++++ Data to process ++++
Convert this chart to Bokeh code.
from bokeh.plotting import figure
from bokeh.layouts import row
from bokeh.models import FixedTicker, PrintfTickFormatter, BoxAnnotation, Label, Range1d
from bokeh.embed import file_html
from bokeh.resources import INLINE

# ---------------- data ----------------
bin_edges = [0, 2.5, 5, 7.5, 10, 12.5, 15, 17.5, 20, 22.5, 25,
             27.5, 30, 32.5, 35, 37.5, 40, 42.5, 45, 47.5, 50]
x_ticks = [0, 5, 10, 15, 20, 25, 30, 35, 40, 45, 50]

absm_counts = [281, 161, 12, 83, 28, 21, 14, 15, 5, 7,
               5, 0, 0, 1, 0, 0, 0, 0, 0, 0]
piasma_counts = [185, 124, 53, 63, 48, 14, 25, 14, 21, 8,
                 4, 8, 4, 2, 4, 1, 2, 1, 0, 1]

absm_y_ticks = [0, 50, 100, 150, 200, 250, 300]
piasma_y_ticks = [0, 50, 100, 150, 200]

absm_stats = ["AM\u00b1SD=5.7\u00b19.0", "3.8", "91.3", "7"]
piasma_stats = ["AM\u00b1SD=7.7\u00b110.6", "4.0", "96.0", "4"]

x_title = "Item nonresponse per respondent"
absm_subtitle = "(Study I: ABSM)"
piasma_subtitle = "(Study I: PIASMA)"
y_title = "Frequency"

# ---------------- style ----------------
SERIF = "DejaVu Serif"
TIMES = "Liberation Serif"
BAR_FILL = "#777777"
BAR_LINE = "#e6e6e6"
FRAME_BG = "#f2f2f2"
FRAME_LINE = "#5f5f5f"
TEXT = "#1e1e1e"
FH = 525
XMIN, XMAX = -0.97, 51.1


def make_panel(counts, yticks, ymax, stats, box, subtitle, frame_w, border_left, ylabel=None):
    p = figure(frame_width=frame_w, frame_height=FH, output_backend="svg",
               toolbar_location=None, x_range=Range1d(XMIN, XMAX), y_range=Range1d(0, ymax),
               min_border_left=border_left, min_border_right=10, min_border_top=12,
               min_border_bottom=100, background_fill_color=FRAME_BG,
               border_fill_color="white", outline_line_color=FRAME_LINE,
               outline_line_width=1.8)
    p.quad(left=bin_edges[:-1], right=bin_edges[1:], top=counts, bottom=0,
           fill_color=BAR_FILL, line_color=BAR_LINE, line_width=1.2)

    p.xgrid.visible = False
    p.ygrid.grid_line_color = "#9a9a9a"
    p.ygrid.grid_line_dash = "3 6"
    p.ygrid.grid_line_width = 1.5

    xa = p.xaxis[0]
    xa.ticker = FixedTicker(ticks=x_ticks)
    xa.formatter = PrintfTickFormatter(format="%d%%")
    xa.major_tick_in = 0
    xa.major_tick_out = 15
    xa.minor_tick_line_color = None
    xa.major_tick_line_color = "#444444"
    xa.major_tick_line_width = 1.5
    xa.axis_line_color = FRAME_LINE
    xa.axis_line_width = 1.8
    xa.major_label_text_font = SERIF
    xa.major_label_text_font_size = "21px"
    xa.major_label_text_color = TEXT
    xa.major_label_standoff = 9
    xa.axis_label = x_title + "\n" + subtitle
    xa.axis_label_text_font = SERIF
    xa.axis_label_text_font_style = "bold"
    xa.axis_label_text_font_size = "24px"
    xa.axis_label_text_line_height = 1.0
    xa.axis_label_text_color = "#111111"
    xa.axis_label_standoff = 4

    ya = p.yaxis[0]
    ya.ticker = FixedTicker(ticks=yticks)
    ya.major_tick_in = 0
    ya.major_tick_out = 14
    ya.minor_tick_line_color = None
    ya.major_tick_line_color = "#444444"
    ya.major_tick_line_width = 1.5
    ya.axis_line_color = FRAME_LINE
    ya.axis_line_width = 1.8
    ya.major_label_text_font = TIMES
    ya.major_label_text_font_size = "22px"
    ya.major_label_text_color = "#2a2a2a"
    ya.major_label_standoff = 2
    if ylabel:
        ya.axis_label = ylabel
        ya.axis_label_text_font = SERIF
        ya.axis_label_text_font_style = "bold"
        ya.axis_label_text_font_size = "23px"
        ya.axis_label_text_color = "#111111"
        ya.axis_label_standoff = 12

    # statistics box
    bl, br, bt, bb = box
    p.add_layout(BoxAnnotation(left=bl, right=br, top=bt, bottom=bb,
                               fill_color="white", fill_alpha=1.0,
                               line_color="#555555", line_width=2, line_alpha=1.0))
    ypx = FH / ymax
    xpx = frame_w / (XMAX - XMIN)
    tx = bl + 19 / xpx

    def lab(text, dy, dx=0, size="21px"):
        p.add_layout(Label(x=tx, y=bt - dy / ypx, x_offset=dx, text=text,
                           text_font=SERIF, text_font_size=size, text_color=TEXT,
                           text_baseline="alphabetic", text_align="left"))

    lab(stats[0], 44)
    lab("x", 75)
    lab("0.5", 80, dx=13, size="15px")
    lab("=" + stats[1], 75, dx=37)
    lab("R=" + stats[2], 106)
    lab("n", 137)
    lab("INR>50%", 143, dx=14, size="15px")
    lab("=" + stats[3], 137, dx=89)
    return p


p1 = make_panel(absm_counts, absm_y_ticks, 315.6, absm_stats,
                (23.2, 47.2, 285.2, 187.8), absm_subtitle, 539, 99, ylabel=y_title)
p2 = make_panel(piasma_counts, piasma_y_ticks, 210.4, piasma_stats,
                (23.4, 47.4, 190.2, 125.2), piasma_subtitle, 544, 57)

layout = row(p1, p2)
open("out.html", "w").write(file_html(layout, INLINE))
++++
++++ Data to process ++++
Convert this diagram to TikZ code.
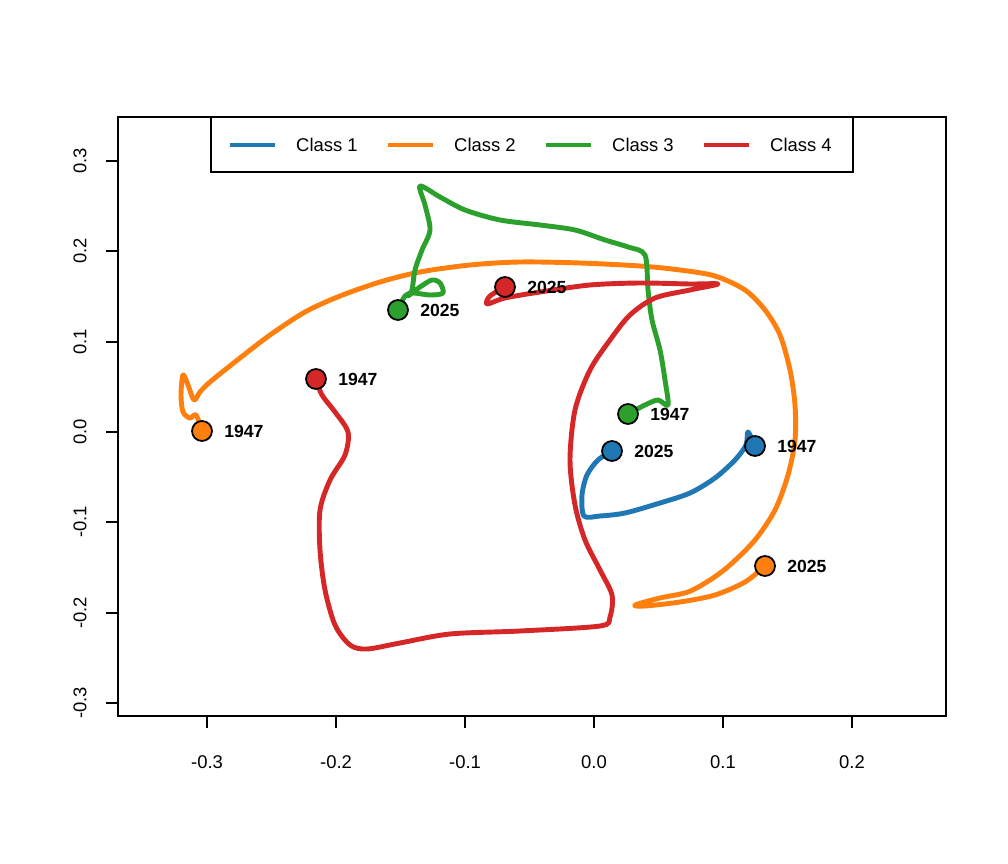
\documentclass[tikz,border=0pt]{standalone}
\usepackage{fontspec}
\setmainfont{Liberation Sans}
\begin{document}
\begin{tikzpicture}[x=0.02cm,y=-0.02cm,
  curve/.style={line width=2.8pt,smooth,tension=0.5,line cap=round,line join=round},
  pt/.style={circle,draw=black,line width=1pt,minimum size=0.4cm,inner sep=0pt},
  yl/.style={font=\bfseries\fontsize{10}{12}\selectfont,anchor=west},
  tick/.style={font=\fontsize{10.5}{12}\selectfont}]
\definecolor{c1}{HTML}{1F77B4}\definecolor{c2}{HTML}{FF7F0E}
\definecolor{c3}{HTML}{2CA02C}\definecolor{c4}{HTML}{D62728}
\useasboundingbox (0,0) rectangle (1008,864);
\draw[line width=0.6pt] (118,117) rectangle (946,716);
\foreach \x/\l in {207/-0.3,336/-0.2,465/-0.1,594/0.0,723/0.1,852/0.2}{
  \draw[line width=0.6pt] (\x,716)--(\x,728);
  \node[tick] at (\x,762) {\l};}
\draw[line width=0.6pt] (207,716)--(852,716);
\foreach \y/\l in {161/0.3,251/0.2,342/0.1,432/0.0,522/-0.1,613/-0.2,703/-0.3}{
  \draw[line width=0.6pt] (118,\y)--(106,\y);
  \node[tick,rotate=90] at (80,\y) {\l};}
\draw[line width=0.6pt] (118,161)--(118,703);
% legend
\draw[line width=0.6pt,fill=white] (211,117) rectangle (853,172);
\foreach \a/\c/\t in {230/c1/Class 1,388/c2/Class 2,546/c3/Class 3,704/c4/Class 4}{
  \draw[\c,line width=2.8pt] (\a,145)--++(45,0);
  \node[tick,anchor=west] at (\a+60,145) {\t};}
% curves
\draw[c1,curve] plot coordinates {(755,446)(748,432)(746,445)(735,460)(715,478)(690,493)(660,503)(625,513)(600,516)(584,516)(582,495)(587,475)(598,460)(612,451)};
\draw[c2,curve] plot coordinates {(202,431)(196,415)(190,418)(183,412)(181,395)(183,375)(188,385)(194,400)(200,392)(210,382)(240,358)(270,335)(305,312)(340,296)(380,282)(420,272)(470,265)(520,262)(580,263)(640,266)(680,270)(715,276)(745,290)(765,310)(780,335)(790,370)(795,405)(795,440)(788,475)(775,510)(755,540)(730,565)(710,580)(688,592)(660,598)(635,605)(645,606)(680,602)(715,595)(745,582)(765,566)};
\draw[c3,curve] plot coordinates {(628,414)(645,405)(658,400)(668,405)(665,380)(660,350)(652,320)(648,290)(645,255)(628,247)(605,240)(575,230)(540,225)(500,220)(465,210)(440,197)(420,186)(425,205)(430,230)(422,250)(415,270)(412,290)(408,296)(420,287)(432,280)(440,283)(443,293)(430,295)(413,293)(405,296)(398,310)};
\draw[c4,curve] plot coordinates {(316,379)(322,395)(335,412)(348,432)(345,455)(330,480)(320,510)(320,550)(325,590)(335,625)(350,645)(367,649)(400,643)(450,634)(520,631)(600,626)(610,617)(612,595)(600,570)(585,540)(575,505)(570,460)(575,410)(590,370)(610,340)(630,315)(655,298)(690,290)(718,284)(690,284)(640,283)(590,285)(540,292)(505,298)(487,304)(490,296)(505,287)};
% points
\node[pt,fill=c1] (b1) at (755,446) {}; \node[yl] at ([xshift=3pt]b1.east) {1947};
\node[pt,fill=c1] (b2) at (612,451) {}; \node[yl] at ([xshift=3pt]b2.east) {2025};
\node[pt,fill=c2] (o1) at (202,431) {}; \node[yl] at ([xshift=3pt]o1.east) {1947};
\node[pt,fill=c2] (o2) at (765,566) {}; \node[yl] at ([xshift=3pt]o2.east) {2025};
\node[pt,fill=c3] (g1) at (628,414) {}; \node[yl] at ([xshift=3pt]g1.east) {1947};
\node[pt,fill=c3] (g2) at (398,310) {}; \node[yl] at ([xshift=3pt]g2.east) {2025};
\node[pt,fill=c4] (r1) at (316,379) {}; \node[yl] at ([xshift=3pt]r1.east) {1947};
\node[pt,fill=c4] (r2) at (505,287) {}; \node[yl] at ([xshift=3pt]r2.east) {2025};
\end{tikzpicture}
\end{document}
++++
Objective: Begin with the line containing "Convert this chart to Bokeh code." and end with the line containing "from bokeh.resources import INLINE"; repeat every line from start to finish exactly, and nothing outside them.

Solved problem:
Convert this chart to Bokeh code.
from bokeh.plotting import figure
from bokeh.layouts import row
from bokeh.models import FixedTicker, PrintfTickFormatter, BoxAnnotation, Label, Range1d
from bokeh.embed import file_html
from bokeh.resources import INLINE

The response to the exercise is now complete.